This year may be a repeat of 2010's below-trend savings growth for credit unions as members continue to focus on paying down debt.
Low deposit yields, a modest uptick in consumer spending and a slightly more upbeat outlook in the equity markets are some of the factors which will likely keep savings growth below 5% in 2011, according to CUNA Mutual Group's February Credit Union Trends Report.
Credit unions finished 2010 with total savings growth at 4.5%, which is below the 10-year average annual rate of increase (7.7%) and results following the 2001 recession, the report's data showed.
"Some of the weak performance is attributable to member households reducing debt as a balance sheet alternative to building savings," said Dave Colby, chief economist at CUNA Mutual. "We believe the vast majority of the growth reduction can be traced back to deposit pricing."
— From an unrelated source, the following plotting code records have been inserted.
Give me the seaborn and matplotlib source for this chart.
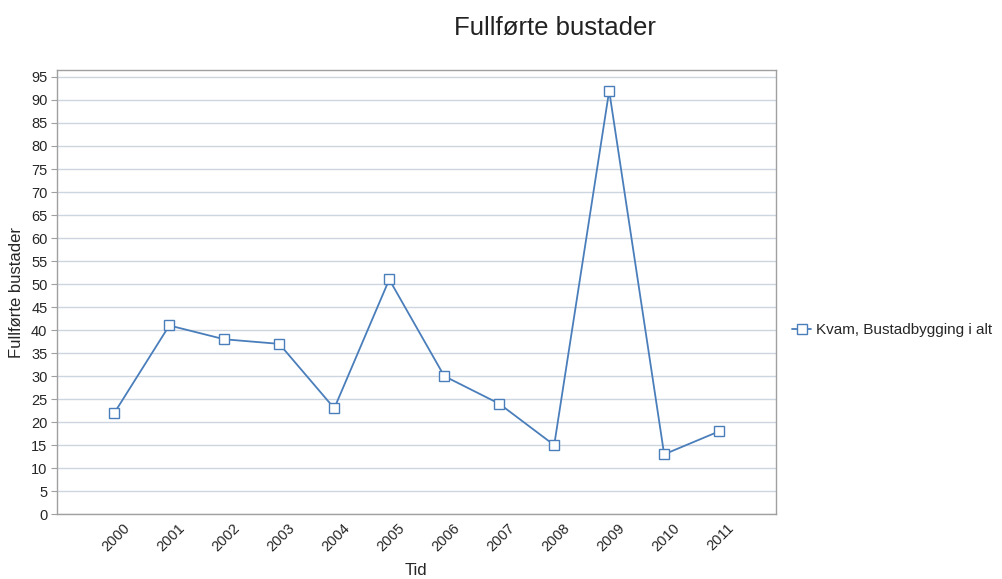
import matplotlib
matplotlib.use("Agg")
import matplotlib.pyplot as plt
import matplotlib.transforms as mtransforms
import seaborn as sns
import pandas as pd

years = ["2000", "2001", "2002", "2003", "2004", "2005",
         "2006", "2007", "2008", "2009", "2010", "2011"]
values = [22, 41, 38, 37, 23, 51, 30, 24, 15, 92, 13, 18]
series_name = "Kvam, Bustadbygging i alt"

df = pd.DataFrame({"Tid": years, "Fullførte bustader": values, "serie": series_name})

sns.set_style("white")
plt.rcParams["font.family"] = ["Liberation Sans", "DejaVu Sans"]

fig = plt.figure(figsize=(10.03, 5.79), dpi=100)
ax = fig.add_axes([0.057, 0.112, 0.717, 0.767])

sns.lineplot(data=df, x="Tid", y="Fullførte bustader", hue="serie",
             palette=["#4a7ebb"], marker="s", markersize=7,
             markerfacecolor="white", markeredgecolor="#4a7ebb",
             markeredgewidth=1.0, linewidth=1.3, ax=ax, sort=False)

ax.set_ylim(0, 96.5)
ax.set_xlim(-1.04, 12.04)
ax.set_yticks(range(0, 96, 5))
ax.yaxis.grid(True, color="#cdd5e0", linewidth=1)
ax.set_axisbelow(True)
for s in ax.spines.values():
    s.set_color("#a0a0a0")
    s.set_linewidth(1)

ax.tick_params(axis="y", left=True, length=4, color="#a0a0a0", labelsize=10.5, pad=3)
ax.tick_params(axis="x", bottom=False, labelsize=10.5, pad=4)
ax.set_xticks(range(len(years)))
ax.set_xticklabels(years, rotation=45, ha="right", va="top", rotation_mode="anchor")
# shift labels so their upper end sits under the tick
shift = mtransforms.ScaledTranslation(8 / 100, 4 / 100, fig.dpi_scale_trans)
for lbl in ax.get_xticklabels():
    lbl.set_transform(lbl.get_transform() + shift)

ax.set_xlabel("Tid", fontsize=12)
ax.set_ylabel("Fullførte bustader", fontsize=12)
ax.xaxis.set_label_coords(0.499, -0.11)
ax.yaxis.set_label_coords(-0.046, 0.5)

leg = ax.legend(loc="center left", bbox_to_anchor=(1.0, 0.414), frameon=False,
                fontsize=11, handlelength=1.3, handletextpad=0.3, borderaxespad=0.6)

fig.text(0.553, 0.952, "Fullførte bustader", ha="center", va="center",
         fontsize=18.5, color="#222222")

fig.savefig("out.png", dpi=100)
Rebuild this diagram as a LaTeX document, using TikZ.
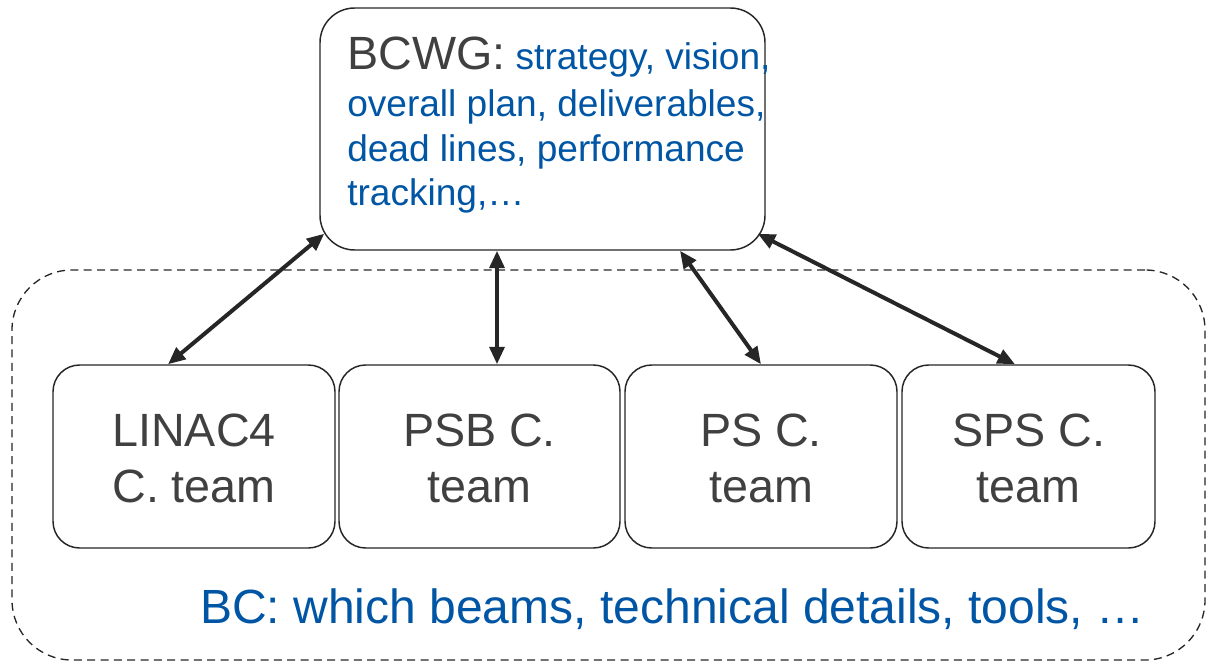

Yields were already low at the end of 2009 and credit unions reduced them further, reflecting competitive market conditions, the desire to control deposit inflows and reduce their cost of funds, Colby said.
Over the course of 2010, money market yields declined 38% to 0.60%, CDs were down 32% to 1.2%, regular shares finished the year at 0.38% off 28% and share drafts yields declined 23% to finish 2010 at 0.32%, according to the report. Annual asset growth finished the year at just 3.2%. The $10.2 billion reduction in borrowings combined with reduced deposit inflows translated into total assets finishing 2010 up $29 billion to $933 billion.